Police offered to raise officers' pension contributions to 11.73 percent of gross pay, from 8.73 percent.

They offered to cap potential retirement pay for officers hired in the future at 90 percent of base pay, instead of the 120 percent possible today.

They offered to cap overtime in retirement calculations -- for future service -- at 12 percent of base pay. Critics have said police often spike their retirement pay with a lot of overtime in their final years.

The police association also offered to institute a minimum age 55 -- for officers hired in the future -- at which retiring officers could begin withdrawing benefits. Age 49 is the earliest possible now.

The association also offered to double the vesting time to 10 years for officers hired in the future.

It wants to keep key components of the retirement formula: the multiplier used in determining the amount of pay an officer retires with, and retirement pay based on an average of the highest three years of service.

The staff proposal would lower the multiplier, use the highest five years of service, and eliminate overtime in calculations.

Hall questioned the staff's suggestion that 7.5 percent is a prudent annual assumed rate of return.

If the fund reduces the assumed return rate, that would raise the unfunded liability and add more pressure for changes.

"You have to throw out any scenario assuming an 8.25 percent investment return; that's make-believe," said Bill Leonard, a retired certified public accountant and a leader of the business group.

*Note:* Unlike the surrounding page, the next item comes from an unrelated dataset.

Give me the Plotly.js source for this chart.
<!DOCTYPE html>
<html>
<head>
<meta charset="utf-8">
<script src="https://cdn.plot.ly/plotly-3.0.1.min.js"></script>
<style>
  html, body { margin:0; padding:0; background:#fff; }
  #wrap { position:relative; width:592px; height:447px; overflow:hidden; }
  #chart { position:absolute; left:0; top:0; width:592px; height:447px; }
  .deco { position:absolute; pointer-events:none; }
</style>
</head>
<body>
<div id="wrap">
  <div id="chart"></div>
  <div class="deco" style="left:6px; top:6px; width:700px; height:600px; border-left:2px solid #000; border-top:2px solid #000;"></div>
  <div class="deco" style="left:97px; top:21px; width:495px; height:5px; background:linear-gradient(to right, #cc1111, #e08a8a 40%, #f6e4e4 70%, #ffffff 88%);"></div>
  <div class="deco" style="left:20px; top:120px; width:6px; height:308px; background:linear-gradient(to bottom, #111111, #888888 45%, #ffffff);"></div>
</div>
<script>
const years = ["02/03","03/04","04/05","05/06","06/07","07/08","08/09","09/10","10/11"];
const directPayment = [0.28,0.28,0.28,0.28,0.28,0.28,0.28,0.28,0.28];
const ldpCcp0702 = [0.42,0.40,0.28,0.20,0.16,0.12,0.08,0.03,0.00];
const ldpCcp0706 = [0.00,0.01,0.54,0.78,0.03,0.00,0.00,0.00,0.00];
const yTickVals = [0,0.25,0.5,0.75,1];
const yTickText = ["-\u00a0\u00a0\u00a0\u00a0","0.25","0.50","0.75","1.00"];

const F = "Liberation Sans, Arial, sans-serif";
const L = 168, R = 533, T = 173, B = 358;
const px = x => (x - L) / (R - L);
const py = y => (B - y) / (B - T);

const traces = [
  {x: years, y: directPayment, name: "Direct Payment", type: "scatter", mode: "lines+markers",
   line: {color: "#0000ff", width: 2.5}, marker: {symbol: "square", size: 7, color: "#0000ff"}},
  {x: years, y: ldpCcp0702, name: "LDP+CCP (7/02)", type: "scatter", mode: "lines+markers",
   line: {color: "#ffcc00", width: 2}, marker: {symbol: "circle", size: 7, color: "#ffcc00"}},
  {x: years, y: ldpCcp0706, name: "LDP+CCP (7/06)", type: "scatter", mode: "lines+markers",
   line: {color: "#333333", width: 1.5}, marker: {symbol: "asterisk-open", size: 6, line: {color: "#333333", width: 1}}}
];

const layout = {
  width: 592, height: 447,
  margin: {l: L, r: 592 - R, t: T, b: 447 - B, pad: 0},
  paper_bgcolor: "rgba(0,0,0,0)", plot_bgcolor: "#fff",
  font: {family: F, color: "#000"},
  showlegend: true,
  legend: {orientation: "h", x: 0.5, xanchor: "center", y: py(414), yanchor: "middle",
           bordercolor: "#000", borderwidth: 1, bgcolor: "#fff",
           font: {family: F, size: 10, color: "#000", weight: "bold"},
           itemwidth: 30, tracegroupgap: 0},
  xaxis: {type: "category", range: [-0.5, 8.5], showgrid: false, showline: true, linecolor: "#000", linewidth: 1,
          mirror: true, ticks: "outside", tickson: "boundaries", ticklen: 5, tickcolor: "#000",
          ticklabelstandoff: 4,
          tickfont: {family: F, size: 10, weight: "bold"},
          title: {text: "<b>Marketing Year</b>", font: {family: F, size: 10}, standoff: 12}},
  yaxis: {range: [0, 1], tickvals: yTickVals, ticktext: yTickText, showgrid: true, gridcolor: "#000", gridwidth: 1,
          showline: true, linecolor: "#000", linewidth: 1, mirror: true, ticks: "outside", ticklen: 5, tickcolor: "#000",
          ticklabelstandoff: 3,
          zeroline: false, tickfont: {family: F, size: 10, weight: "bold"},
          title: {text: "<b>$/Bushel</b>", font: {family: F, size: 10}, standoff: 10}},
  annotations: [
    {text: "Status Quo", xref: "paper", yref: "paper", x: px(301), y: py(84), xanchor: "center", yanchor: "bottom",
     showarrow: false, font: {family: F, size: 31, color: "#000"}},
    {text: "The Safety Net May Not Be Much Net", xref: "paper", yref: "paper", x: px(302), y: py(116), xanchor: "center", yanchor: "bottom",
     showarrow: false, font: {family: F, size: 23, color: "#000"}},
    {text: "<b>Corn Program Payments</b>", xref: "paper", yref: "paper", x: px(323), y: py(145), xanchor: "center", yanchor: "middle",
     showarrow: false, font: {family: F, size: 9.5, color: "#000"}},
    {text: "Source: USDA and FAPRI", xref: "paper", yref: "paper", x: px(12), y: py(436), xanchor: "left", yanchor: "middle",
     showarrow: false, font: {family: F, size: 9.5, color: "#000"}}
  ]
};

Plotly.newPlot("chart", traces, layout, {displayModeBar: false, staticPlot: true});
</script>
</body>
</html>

"Nobody other than the city and Bill Leonard has suggested the assumed rate should be 7.5," Hall said. "That is a number the city has chosen to adopt."

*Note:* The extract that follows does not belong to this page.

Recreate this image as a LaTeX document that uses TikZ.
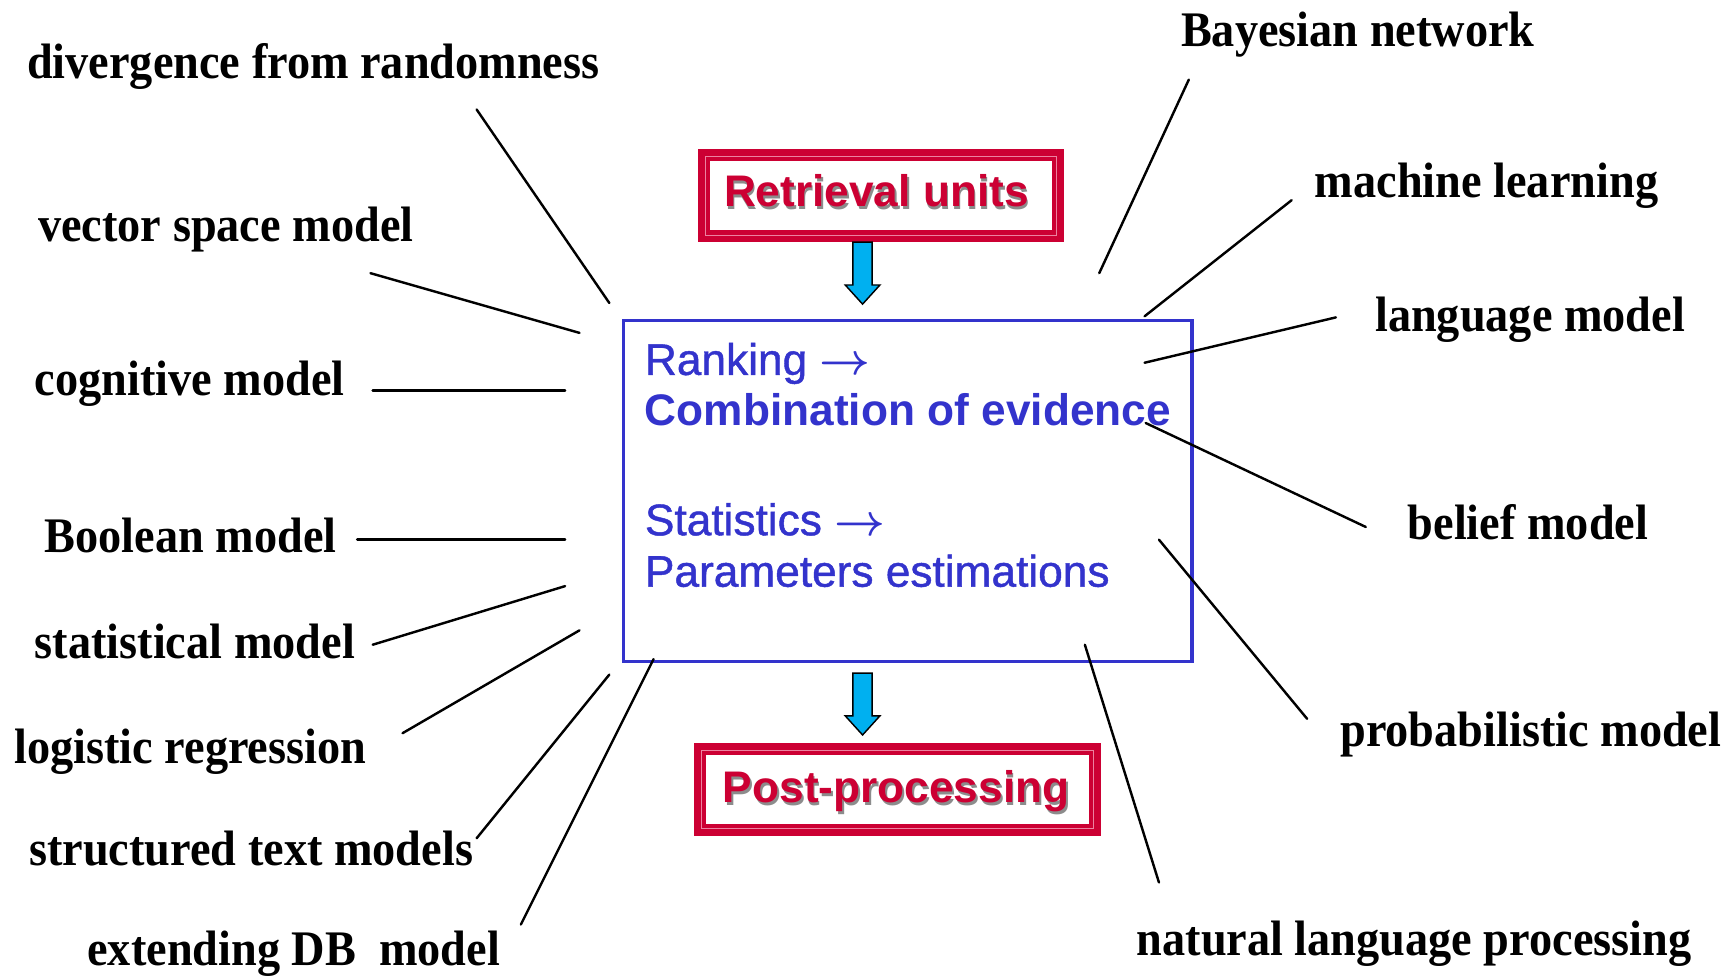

He also criticized the city's inclusion of the liability from the variable COLA in its calculations.

COLA considerations

The city plans to offer all current employees who previously elected the variable COLA over a fixed 2 percent annually to move to the fixed rate. The city actuary has said the variable COLA won't pay off again for 21 years.

At an 8.25 percent rate of return, under the staff proposal, the actuary estimated that the unfunded liability would grow to $997 million and take 29.4 years to pay off.

The police proposal would have a $1.028 billion unfunded liability and take 31.1 years to pay off.

At 7.5 percent, the city's unfunded liability would be $1.23 billion and take 50.3 years to pay down, the actuary estimated. The police proposal would have a $1.3 billion unfunded liability and never be paid off, the actuary said.

The variable COLA is the primary factor for the projected rise in unfunded liability.

The city staff estimates that 90 percent of employees now in the variable COLA will move to the fixed COLA.